Even with our conversations, I was still unsure of who I was and where I wanted to go, especially with the blog and even more so, with Dak & Co. I'm sure many of you can relate in some way shape or form.
Inspiration, Dream, Do
God's Window, South Africa
Little did I know, taking rest was paying off, even though I couldn't see it at the time. Looking back I realized I was so impatient. I wanted answers here and now, and was worried sick that it wasn't going to ever come. I was worried the "creative block" was becoming an issue.
A few days after we got home and settled in, I was blessed with new inspiration and ideas.

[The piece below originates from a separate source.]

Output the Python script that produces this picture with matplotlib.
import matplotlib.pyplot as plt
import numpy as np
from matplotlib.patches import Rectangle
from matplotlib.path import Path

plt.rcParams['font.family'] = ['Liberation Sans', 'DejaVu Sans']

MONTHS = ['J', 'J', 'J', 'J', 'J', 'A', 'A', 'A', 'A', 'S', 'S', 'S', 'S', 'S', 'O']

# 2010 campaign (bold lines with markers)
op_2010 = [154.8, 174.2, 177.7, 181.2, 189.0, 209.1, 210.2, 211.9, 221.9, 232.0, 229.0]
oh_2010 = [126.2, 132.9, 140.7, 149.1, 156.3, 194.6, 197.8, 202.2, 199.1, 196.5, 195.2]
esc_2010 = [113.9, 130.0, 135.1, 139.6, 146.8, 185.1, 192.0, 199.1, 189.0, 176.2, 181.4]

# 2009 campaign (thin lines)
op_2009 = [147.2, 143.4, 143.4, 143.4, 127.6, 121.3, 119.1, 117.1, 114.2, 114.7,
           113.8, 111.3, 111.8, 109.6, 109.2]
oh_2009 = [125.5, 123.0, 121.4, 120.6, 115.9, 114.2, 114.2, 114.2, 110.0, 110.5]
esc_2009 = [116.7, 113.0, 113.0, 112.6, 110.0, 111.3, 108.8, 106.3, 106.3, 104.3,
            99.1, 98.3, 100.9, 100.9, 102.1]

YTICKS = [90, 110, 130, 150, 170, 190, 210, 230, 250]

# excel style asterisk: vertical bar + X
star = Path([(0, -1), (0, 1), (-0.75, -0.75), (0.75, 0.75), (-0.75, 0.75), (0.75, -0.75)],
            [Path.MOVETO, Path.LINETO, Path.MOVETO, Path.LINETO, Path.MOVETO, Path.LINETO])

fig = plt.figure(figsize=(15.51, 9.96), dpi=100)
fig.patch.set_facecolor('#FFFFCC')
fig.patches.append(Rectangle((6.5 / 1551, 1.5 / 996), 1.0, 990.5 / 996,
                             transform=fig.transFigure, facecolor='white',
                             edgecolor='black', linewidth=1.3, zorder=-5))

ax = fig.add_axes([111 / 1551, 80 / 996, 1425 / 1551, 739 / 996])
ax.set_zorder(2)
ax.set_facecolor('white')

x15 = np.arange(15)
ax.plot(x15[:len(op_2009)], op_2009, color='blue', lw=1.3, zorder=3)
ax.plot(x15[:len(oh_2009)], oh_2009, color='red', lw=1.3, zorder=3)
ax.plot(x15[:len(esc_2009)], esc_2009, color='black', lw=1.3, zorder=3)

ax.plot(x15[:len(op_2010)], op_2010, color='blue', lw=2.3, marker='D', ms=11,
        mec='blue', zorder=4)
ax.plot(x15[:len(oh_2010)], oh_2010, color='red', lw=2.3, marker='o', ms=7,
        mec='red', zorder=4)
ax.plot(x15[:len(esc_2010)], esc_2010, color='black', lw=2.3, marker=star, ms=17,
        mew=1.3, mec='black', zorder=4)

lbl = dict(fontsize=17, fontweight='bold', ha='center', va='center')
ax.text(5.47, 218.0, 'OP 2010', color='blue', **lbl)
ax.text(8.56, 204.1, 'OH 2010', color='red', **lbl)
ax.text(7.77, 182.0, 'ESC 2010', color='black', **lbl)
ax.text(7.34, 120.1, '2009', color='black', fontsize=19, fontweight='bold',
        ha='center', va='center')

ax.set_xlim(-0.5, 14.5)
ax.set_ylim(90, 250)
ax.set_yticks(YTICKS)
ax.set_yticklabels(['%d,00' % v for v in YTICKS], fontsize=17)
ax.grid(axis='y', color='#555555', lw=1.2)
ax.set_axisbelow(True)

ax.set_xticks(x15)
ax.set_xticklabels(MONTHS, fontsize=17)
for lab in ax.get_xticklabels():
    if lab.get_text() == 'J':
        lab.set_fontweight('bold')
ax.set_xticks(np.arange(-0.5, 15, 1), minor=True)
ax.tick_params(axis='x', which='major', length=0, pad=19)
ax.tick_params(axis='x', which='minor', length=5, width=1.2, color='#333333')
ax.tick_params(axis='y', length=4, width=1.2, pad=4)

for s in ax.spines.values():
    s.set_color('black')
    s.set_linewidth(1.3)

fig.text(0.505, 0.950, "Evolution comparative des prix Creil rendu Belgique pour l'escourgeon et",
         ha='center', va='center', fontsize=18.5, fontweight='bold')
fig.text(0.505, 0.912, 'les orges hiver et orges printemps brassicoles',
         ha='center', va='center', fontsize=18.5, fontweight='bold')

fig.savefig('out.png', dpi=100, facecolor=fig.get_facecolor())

I immediately got excited and started scribbling words down, and this is what I wrote:
I finally knew the direction to go with season 2 of Find Your Style and the blog. I wanted to celebrate all those who dedicate their lives to their creativity. As individuals we often only see the final product, the final design, the final piece of artwork or the final plating of a meal. What we don't see is the 90% of grit and grind going on behind the scenes. My goal is to share with you the inspiring story of how designers, stylists and artisans go from concept to final product through all of the ah-ha moments to the moments where they felt like they couldn't get thorough, yet did.
Along with this, I've decided to further develop my roots as a designer by sharing design tips, tricks and inspiration with you. One of the best ways to learn and grow is to share with others, which is precisely what I'm going to do.
My Hope For You
It took me the better part of a month to finally come to some realizations. It took me this long to realize where I need to make changes in my life. I finally feel like I'm back on the right track, yet there's still a long way to go. With good talks with Piet and lots of prayer, I know it can happen.
My hope is to inspire you, and let you know that you shouldn't fear. We are given gifts and talents to achieve and thrive, and the only time we fail is when we quit trying. So, join me for this next adventure in celebration of you, my creative friend.